The lack of recent investment has left the PHEV market littered with modified ICE models packing in small batteries and parallel electric powertrain to a gas tank and engine. The batteries have steadily grown larger in capacity over the past few years, with most now around 14 kWh and offering 30-40 miles of all-electric range before the gas engine kicks in.

Consumers effectively pay for two powertrains in a body designed for gas combustion, which means losing the style and performance benefits of fully-electric architectures, while paying more than ICE and conventional hybrid (HEV) variants. This can increase the base vehicle cost by $10,000-$15,000 over those alternatives. Moreover, few OEMs have prioritized 30D tax credit qualification in production planning for their PHEV models, leaving few models eligible.

The result is a rather unappealing landscape.

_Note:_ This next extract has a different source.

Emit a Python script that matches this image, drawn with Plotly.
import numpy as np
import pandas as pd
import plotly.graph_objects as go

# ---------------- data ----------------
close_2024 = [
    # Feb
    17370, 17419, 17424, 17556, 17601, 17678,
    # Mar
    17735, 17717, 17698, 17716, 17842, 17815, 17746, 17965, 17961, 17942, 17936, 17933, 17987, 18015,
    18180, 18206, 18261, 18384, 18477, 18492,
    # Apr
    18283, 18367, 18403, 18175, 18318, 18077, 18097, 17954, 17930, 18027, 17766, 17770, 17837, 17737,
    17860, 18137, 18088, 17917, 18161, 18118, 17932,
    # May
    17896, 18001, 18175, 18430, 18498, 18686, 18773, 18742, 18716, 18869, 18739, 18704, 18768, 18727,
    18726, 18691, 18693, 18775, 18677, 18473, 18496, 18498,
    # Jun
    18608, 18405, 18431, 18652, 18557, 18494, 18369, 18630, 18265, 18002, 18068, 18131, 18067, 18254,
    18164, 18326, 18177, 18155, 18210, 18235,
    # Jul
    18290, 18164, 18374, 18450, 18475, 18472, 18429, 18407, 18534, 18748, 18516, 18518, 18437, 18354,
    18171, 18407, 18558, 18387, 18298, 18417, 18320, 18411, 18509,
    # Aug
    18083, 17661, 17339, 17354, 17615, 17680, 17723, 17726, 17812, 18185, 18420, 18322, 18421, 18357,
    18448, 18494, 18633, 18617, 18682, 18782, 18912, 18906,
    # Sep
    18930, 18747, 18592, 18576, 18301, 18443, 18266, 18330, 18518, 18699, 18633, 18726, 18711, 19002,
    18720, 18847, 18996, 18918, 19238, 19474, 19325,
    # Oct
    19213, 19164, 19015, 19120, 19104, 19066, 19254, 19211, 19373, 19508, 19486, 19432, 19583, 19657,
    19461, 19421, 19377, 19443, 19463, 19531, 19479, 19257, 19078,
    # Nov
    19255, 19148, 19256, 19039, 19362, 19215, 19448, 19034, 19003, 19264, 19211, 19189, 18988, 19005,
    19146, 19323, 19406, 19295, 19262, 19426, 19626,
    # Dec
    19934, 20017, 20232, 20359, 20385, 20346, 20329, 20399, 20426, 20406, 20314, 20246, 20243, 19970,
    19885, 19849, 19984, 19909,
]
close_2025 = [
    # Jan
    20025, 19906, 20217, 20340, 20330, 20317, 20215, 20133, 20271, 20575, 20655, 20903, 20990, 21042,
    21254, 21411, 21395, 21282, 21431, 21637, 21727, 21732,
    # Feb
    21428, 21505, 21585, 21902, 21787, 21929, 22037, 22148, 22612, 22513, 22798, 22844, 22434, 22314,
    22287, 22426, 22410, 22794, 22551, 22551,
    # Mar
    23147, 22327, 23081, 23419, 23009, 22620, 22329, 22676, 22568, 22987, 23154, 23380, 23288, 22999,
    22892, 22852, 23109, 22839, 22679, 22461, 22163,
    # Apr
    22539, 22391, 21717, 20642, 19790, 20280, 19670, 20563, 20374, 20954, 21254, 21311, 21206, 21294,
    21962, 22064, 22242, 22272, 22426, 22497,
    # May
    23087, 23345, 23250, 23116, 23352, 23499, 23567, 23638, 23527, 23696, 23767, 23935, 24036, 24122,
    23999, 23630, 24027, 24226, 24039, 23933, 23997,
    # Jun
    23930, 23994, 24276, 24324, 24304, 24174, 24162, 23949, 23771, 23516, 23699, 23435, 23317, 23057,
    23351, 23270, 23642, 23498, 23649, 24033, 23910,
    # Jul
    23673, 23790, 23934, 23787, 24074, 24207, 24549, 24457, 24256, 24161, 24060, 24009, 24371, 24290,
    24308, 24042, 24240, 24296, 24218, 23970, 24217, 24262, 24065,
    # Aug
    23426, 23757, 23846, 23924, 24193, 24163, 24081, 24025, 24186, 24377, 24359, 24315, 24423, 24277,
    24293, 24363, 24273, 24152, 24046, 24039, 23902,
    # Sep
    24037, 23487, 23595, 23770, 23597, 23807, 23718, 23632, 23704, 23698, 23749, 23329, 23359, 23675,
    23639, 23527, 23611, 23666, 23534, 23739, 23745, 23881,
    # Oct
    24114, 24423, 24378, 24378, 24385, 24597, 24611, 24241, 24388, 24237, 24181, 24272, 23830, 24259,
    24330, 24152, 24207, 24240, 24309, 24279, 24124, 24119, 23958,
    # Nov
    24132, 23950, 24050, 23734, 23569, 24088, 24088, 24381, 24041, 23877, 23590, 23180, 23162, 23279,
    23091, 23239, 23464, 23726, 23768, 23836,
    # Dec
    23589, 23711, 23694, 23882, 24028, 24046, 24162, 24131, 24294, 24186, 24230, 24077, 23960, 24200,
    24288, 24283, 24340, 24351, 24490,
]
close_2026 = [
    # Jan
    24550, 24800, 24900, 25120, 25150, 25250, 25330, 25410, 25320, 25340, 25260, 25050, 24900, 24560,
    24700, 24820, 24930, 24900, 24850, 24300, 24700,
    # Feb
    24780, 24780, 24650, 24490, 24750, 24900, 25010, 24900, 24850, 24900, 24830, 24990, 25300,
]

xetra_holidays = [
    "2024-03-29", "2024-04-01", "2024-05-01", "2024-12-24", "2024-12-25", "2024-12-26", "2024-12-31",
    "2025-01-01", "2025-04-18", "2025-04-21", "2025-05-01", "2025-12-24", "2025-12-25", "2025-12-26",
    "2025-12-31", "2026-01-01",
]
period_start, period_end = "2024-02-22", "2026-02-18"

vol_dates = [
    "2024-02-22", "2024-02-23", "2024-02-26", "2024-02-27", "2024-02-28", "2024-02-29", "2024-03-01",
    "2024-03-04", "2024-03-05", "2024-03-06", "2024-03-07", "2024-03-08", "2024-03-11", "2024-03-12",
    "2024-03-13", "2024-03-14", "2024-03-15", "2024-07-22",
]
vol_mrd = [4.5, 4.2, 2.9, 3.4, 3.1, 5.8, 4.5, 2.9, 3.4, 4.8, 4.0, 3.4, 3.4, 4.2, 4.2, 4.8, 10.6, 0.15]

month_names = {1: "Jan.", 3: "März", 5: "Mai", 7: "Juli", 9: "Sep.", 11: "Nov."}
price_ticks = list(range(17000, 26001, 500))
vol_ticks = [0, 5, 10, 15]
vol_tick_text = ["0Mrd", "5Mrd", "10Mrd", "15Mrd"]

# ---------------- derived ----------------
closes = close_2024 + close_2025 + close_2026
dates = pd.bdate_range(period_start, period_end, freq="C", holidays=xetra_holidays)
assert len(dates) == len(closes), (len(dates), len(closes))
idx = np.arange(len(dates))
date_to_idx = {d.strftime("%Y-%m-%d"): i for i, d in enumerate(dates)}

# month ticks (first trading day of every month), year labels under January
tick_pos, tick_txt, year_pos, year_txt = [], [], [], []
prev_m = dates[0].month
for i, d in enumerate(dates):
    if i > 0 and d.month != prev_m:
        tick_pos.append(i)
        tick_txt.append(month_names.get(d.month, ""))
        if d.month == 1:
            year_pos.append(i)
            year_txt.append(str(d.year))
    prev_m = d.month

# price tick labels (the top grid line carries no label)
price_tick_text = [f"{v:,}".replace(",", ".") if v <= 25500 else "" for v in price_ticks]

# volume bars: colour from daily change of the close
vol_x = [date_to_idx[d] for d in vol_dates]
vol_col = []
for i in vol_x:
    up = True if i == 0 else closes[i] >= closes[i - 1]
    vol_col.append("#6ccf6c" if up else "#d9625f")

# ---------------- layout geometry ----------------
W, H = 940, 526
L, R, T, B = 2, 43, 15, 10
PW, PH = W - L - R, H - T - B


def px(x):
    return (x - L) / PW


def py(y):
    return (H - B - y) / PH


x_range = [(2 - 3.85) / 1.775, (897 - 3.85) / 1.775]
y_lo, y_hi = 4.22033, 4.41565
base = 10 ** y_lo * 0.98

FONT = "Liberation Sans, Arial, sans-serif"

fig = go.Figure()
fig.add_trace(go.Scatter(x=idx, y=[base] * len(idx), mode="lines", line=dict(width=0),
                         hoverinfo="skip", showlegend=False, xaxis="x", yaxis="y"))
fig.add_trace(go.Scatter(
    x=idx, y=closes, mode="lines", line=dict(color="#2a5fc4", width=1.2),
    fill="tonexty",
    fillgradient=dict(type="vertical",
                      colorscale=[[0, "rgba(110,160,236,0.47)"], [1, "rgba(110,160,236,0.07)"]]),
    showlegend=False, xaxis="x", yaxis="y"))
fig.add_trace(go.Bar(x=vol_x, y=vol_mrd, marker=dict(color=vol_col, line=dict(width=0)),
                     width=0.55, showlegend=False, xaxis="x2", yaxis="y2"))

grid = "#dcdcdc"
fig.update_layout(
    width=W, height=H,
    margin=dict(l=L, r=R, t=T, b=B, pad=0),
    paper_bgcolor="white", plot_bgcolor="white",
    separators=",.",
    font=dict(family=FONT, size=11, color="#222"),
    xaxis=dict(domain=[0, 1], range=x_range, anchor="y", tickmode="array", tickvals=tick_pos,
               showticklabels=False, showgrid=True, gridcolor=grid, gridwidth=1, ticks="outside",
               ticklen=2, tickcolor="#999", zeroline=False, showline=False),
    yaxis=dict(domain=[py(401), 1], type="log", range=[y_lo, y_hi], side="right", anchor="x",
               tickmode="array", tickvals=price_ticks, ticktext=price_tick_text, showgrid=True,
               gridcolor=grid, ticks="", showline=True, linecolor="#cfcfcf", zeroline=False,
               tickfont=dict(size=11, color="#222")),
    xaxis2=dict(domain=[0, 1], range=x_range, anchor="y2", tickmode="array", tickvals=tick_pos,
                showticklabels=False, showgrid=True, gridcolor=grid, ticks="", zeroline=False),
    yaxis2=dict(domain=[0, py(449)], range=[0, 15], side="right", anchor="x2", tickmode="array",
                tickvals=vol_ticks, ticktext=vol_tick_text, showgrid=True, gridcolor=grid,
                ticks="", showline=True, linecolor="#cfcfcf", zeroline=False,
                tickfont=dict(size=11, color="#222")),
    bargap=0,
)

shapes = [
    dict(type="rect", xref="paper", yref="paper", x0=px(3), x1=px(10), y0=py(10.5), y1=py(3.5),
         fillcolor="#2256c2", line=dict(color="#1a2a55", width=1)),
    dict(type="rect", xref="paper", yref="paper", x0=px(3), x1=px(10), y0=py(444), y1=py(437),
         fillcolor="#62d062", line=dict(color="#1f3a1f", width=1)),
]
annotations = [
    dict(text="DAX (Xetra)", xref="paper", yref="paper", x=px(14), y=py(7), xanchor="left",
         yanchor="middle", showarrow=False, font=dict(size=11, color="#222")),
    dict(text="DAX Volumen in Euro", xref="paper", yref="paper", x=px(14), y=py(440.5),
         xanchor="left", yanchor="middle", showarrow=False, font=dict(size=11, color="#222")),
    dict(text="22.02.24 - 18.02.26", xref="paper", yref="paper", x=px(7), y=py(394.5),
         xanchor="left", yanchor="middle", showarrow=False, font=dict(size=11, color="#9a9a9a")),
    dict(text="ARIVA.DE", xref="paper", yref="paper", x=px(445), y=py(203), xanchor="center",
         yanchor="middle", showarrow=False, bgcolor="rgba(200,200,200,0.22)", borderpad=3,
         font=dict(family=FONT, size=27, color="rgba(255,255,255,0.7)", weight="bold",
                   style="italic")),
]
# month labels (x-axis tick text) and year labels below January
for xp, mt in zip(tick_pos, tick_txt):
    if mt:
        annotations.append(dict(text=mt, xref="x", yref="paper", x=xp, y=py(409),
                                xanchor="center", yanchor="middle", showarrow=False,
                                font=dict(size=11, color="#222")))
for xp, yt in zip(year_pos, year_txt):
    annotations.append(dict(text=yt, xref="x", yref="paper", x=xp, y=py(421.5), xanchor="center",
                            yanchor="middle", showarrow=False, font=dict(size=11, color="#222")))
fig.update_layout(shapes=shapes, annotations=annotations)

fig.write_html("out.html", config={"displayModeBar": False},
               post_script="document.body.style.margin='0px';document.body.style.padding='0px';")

I’ll cover incentives and overall value in Part 3, but I found PHEVs usually make sense only if you’re committed to going electric, but still can’t get comfortable with a BEV due to range and/or charging infrastructure. Alternatively, brand-loyal luxury car-buyers may find their preferred OEM still doesn’t make an appealing BEV, and opt for the PHEV variant of a popular gas model. In either case, you’ll be buying the PHEV more for environmental reasons than economic ones.

Other technology considerations

There are a few technology areas other buyers may care about, but won’t factor into my decision. For starters, I don’t care about vehicle speed or power.

There’s also been a impassioned debate over the past couple years about the march toward “software-defined vehicles” built around touchscreens and voice controls, at the expense of buttons. I like being able to adjust volume or temperature without looking at the control panel, but that’s not enough to meaningfully influence my decision.

Finally, driver assistance features are a low priority. My 4Runner is of an age where backup cameras and infotainment systems were standard features, but other safety and convenience technologies were not. So while I’ve had experience with blind spot assistance and lane departure warnings in rental vehicles, and limited experience with adaptive cruise control and lane-keep assist, I haven’t treated the current generation of advanced driver assistance systems (ADAS) as priorities. Nor am I willing to pay more for Tesla Autopilot, GM SuperCruise, or comparable automated driving packages.

The software technology is changing so rapidly that any vehicle purchased today will feel outdated in several years. So my philosophy is to accept that what I buy will be an improvement over my current ride, and leave it at that. Fundamentally, this is my first EV purchase, and my primary technology concerns are utilitarian. Can I drive where I want, charge as little away from home as possible, and access highway charging when needed?

The rest I can hash out at the dealership.